Human Error: The Weakest Link
One of the most troubling aspects of the report is the role of human error—specifically, weak passwords and poor security practices. We asked Ain whether digital security training should start earlier, similar to how children are taught basic safety rules like looking both ways before crossing the street.
“We don’t teach students at university about digital safety, secure coding—and that’s a massive blind spot,” Ain says. “Developers of all levels, from junior to senior, leak secrets, and a junior dev today is a senior leader tomorrow. If secure coding practices aren’t embedded in education, the problem compounds over time.”
Ain notes that many top Computer Science programs lack dedicated security courses. That means developers enter the workforce without proper training in security best practices. This lack of early education leads to mistakes that can exacerbate cybersecurity risk.
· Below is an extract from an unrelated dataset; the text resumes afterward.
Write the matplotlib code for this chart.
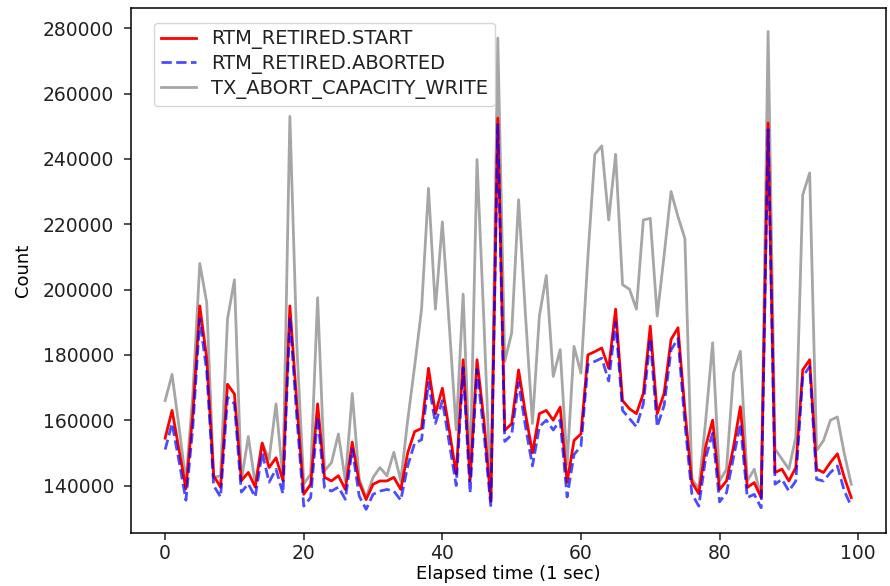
import numpy as np
import matplotlib
matplotlib.use('Agg')
import matplotlib.pyplot as plt

# values, one per second
rtm_start = [154500, 163000, 151000, 139000, 162000, 195000, 179000, 143000, 139500, 171000,
             168000, 141500, 144000, 139500, 153000, 145500, 148500, 141500, 195000, 165000,
             137300, 140400, 165000, 142500, 141400, 143000, 138800, 153300, 140900, 135700,
             140400, 141400, 141400, 142500, 138800, 150000, 156500, 157500, 175900, 162000,
             169800, 157000, 143500, 178500, 141400, 178500, 160000, 135200, 252500, 156900,
             158900, 175400, 162000, 150000, 162000, 163000, 160000, 164000, 141000, 153800,
             155800, 180000, 181000, 182100, 175900, 194000, 166000, 163500, 162000, 168200,
             188800, 162000, 168200, 184700, 188300, 163000, 141000, 137500, 152000, 160000,
             138800, 141400, 151700, 164100, 139400, 140900, 136300, 251000, 144000, 145000,
             141400, 145500, 175400, 178500, 145000, 144000, 147100, 149700, 142500, 136300]

rtm_aborted = [151000, 159000, 147500, 135500, 158000, 191000, 175000, 140000, 136500, 167000,
               165000, 138000, 140500, 136500, 150000, 141000, 145000, 137500, 191500, 161000,
               133700, 136300, 161000, 139400, 138300, 139500, 135800, 151200, 136800, 132700,
               137300, 138300, 138800, 138300, 135500, 146000, 153000, 154000, 171500, 159000,
               166000, 153000, 140000, 176000, 137800, 175500, 156000, 133500, 250500, 153500,
               155500, 171500, 158000, 146000, 158000, 160000, 157000, 160000, 136500, 149500,
               152000, 177000, 178000, 179000, 172000, 190000, 163000, 160500, 158000, 165000,
               185000, 158000, 164500, 181500, 185000, 159000, 137500, 133700, 148500, 156000,
               135000, 137800, 148500, 158900, 136300, 137300, 133200, 249000, 140400, 141900,
               138300, 141400, 173400, 176400, 141900, 141400, 144000, 146000, 138300, 133700]

tx_abort_cap_write = [166000, 174000, 158000, 141000, 168000, 208000, 196000, 142500, 143000, 191000,
                      203000, 141500, 155000, 140500, 153000, 148000, 165000, 142000, 253000, 183000,
                      140500, 143500, 197500, 144500, 147000, 155800, 141500, 168200, 142000, 136300,
                      142500, 145500, 143000, 150200, 141400, 160000, 176500, 194000, 231000, 194000,
                      220700, 189000, 157000, 198600, 143000, 239800, 190000, 136000, 277000, 178000,
                      186700, 227500, 192000, 159000, 191900, 204300, 173400, 181600, 146500, 182600,
                      174400, 210000, 241400, 244000, 221300, 241400, 201500, 200100, 194000, 221300,
                      221800, 191900, 210500, 230000, 222300, 215600, 142000, 139000, 160000, 183700,
                      141400, 145000, 174400, 181100, 141400, 145000, 136300, 279000, 151200, 148100,
                      145000, 154800, 229000, 235700, 150700, 153800, 160000, 161000, 149700, 140400]

t = np.arange(len(rtm_start))

plt.rcParams['font.size'] = 13.5
plt.rcParams['axes.linewidth'] = 1.1
plt.rcParams['xtick.major.size'] = 5
plt.rcParams['ytick.major.size'] = 5
plt.rcParams['xtick.major.width'] = 1.1
plt.rcParams['ytick.major.width'] = 1.1
plt.rcParams['ytick.major.pad'] = 7
plt.rcParams['xtick.major.pad'] = 3
plt.rcParams['text.color'] = '#222222'
plt.rcParams['xtick.color'] = '#222222'
plt.rcParams['ytick.color'] = '#222222'

fig = plt.figure(figsize=(8.9, 5.86), dpi=100)
ax = fig.add_axes([0.147, 0.09, 0.848, 0.897])

ax.plot(t, rtm_start, color='red', linewidth=2, label='RTM_RETIRED.START', zorder=3)
ax.plot(t, rtm_aborted, color='blue', linestyle='--', alpha=0.7, linewidth=2,
        label='RTM_RETIRED.ABORTED', zorder=4)
ax.plot(t, tx_abort_cap_write, color='gray', alpha=0.7, linewidth=2,
        label='TX_ABORT_CAPACITY_WRITE', zorder=2)

ax.set_xlabel('Elapsed time (1 sec)', fontsize=13, labelpad=1)
ax.set_ylabel('Count', fontsize=13, labelpad=8)
ax.set_yticks(np.arange(140000, 280001, 20000))
ax.legend(loc='upper left', bbox_to_anchor=(0.018, 0.99), fontsize=14,
          labelspacing=0.25, handlelength=1.8, borderpad=0.35)

fig.savefig('out.png', dpi=100)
The solution? Ain believes security training must be “visceral.”
“Show developers the real-world consequences of leaked credentials. Simulate breaches. Gamify security. Make it personal. Tell them, ‘This isn’t about some abstract threat, this is about your job, your company, our secrets.'”
Cybersecurity: A Business Continuity Imperative
The report makes it clear that business leaders, CISOs, and executives who fail to take cybersecurity seriously put their organizations at risk. But despite this, many companies still view cybersecurity as an IT issue rather than its own fundamental business concern.
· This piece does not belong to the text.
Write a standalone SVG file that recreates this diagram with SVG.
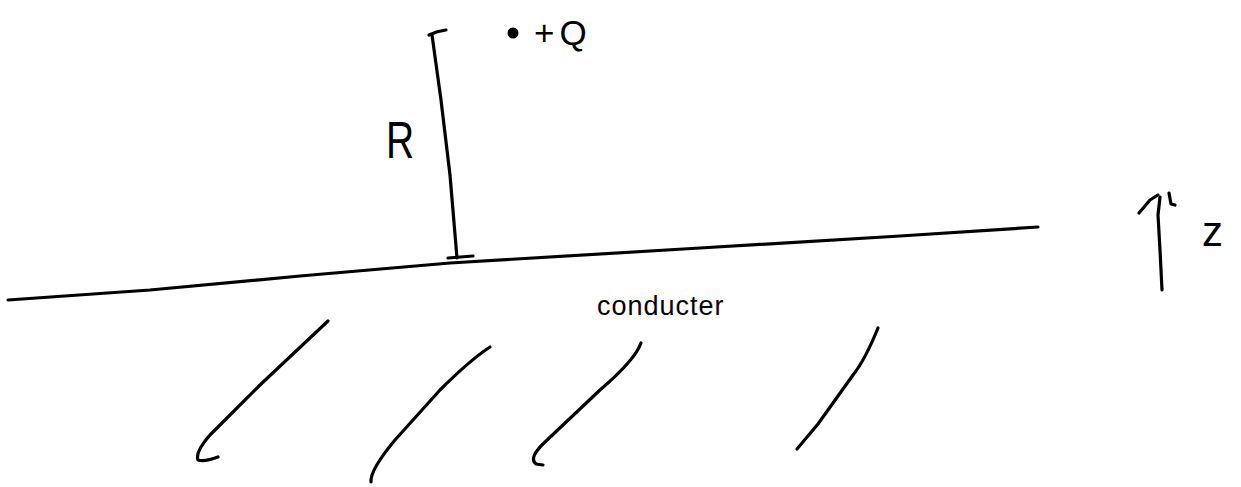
<svg xmlns="http://www.w3.org/2000/svg" width="1241" height="487" viewBox="0 0 1241 487">
<style>
.s{fill:none;stroke:#000;stroke-width:3.2;stroke-linecap:round;stroke-linejoin:round}
.t{font-family:"Liberation Sans",sans-serif;fill:#000}
</style>
<rect width="1241" height="487" fill="#fff"/>
<g id="conductor-surface">
<path class="s" d="M8 300 L150 290 L300 276 L450 263 L700 248 L900 236 L1038 227"/>
</g>
<g id="distance-R">
<path class="s" d="M429 35 Q437 31 446 30"/>
<path class="s" d="M432 35 L441 100 L450 175 L457 258"/>
<path class="s" d="M448 258 L473 256"/>
<text class="t" x="386" y="158" font-size="52" transform="translate(386 0) scale(0.75 1) translate(-386 0)">R</text>
</g>
<g id="charge">
<circle cx="513" cy="33" r="5.5" fill="#000"/>
<text class="t" x="534" y="45" font-size="35" letter-spacing="5">+Q</text>
</g>
<g id="z-axis">
<path class="s" d="M1162 290 L1160 250 L1158 215 L1160 197"/>
<path class="s" d="M1139 213 L1150 200 L1158 195" stroke-width="4.5"/>
<path class="s" d="M1169 193 L1171 204 L1175 205"/>
<text class="t" x="1202" y="246" font-size="42">z</text>
</g>
<g id="label">
<text class="t" x="597" y="315" font-size="27" letter-spacing="1">conducter</text>
</g>
<g id="hatching">
<path class="s" d="M328 321 L260 385 L210 435 Q195 452 198 460 Q205 462 218 457"/>
<path class="s" d="M490 347 Q470 360 440 390 L395 440 Q370 470 371 482"/>
<path class="s" d="M641 343 Q635 360 600 390 L545 442 Q528 458 536 464 L543 465"/>
<path class="s" d="M878 328 Q865 360 853 375 L818 424 L797 449"/>
</g>
</svg>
“Secrets security is not an IT problem. It’s a business continuity problem. A risk management problem. A brand reputation problem,” Ain states.
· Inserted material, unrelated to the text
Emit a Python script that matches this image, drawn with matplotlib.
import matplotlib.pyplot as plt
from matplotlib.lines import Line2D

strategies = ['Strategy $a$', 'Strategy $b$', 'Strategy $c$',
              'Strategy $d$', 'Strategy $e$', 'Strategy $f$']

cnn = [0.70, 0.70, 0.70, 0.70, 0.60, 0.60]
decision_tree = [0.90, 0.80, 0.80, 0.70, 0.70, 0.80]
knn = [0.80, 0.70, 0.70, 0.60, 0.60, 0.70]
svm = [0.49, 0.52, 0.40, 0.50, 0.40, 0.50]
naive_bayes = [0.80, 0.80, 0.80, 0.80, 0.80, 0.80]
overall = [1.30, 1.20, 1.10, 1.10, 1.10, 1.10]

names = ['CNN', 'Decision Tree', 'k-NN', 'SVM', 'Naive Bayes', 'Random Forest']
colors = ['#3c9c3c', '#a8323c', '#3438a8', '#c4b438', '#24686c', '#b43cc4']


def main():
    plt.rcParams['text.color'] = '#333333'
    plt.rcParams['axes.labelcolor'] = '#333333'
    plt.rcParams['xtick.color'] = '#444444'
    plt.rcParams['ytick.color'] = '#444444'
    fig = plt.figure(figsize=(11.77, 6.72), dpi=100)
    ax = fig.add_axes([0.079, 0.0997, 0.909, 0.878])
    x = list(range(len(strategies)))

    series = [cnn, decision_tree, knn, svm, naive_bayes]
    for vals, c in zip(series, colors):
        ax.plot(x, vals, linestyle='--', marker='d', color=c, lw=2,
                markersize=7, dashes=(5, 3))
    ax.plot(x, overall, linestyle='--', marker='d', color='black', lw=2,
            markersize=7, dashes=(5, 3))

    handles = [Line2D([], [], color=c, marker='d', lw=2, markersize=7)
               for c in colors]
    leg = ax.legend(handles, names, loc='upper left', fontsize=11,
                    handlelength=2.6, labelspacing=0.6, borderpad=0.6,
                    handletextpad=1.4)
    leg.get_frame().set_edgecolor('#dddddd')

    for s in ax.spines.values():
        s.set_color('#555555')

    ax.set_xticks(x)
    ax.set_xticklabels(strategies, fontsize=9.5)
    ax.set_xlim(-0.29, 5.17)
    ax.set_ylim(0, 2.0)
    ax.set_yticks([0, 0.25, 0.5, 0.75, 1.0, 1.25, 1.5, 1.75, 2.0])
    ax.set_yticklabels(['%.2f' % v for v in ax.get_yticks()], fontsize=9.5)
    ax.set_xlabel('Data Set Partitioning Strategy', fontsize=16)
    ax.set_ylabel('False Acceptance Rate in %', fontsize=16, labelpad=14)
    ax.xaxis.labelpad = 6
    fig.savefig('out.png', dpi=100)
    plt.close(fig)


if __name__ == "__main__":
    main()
One of the challenges businesses face is the rise of non-human identities (NHIs)—automated accounts, API keys, and cloud services—outnumbering human users by a staggering ratio of 45 to one. This proliferation of secrets has made them the primary attack vector, yet many organizations fail to implement proper security measures.
“Secrets hygiene is often overlooked, creating visibility gaps that attackers exploit,” Ain warns. “The moment leaders start making secrets security a part of their overall IAM strategy—with constant investment, monitoring, and cultural reinforcement—is the moment they start winning, preventing breaches like the Treasury Department’s, and securing their expanding NHI attack surface.”
The Key Findings: The Secrets Sprawl Crisis
Blind Spots: Generic Secrets Fuel the Crisis
GitHub’s Push Protection initiative helps developers detect known secret patterns, but generic secrets—such as hardcoded passwords, database credentials, and custom authentication tokens—now account for 58% of all detected leaks, which means significant cybersecurity risks. These secrets are more challenging to identify because they don’t follow standardized patterns, making them a silent but deadly issue with cyber risk management.
Private Repositories: Not as Private as You Think
Many developers assume that private repositories shield secrets from exposure. That assumption is wrong. The report found that 35% of private repositories scanned contained at least one plaintext secret.
- AWS IAM keys were 5× more common in private repositories (8.17%) than in public ones (1.45%).
- Generic passwords appeared nearly 3× more often in private repositories (24.1%) than in public ones (8.94%).
- MongoDB credentials were the most frequently leaked secret type in public repositories (18.84%).
“Leaked secrets in private code repositories must be treated as compromised,” emphasized Fourrier.
Beyond Source Code: Secrets Sprawl Across Workflows
Secrets are not just leaking from source code. They are hiding in collaboration platforms, container environments, and project management tools—often in places security teams don’t think to look:
- Slack: 2.4% of channels analyzed contained leaked secrets.
- Jira: 6.1% of tickets exposed credentials, making it the most vulnerable collaboration tool.
- DockerHub: 98% of detected secrets were embedded in image layers, with over 7,000 valid AWS keys currently exposed.
The Non-Human Identity Crisis
API keys, service accounts, and automation tokens now outnumber human users in many organizations, but they lack proper lifecycle management. Many of these machine identities are never rotated or revoked, leaving them vulnerable for years.
A security leader at a Fortune 500 company on this cybersecurity risk:
“We aim to rotate secrets annually, but enforcement is difficult across our environment. Some credentials have remained unchanged for years.”
Secrets Managers: Useful, But Not Foolproof
Even organizations that use secrets management solutions are still at risk. A study of 2,584 repositories using secrets managers found a 5.1% secret leakage rate, higher than the overall GitHub average of 4.6%.
Common issues include:
- Secrets extracted from managers but hardcoded elsewhere.
- Insecure authentication exposing access credentials.
- Fragmented governance due to secrets sprawl across multiple managers.
The Path Forward: Fixing the Secrets Sprawl Epidemic
GitGuardian’s report makes it clear: detection alone is not enough. Companies must prioritize remediation to reduce the long-term risks of leaked secrets.
Steps Organizations Should Take Now
- Deploy monitoring for exposed credentials across all environments—not just source code.
- Implement centralized secrets detection and remediation tools.
- Automate credential rotation to reduce reliance on static secrets.
- Develop clear security guidelines for developers on secrets management.
- Expand protection to collaboration tools and container environments where security gaps are most severe.
GitGuardian’s Final Warning
As AI-generated code, automation, and cloud-native development accelerate, secrets sprawl will only worsen. A comprehensive approach is needed to tackle this escalating crisis.
“For CISOs and security leaders, the goal isn’t just detection—it’s the remediation of these vulnerabilities before they’re exploited,” said Fourrier.
As long as secrets continue to leak and remain active, attackers will have an easy way in—and that’s a secret no one wants to keep.
Cyber Insurance News Final Thought on this Cybersecurity Risk
The Real-World Impact
As GitGuardian’s report warns, secrets leakage is not just a technical issue—it is a business crisis. Ignoring secrets sprawl is no longer an option. The question is: Will companies act before it’s too late?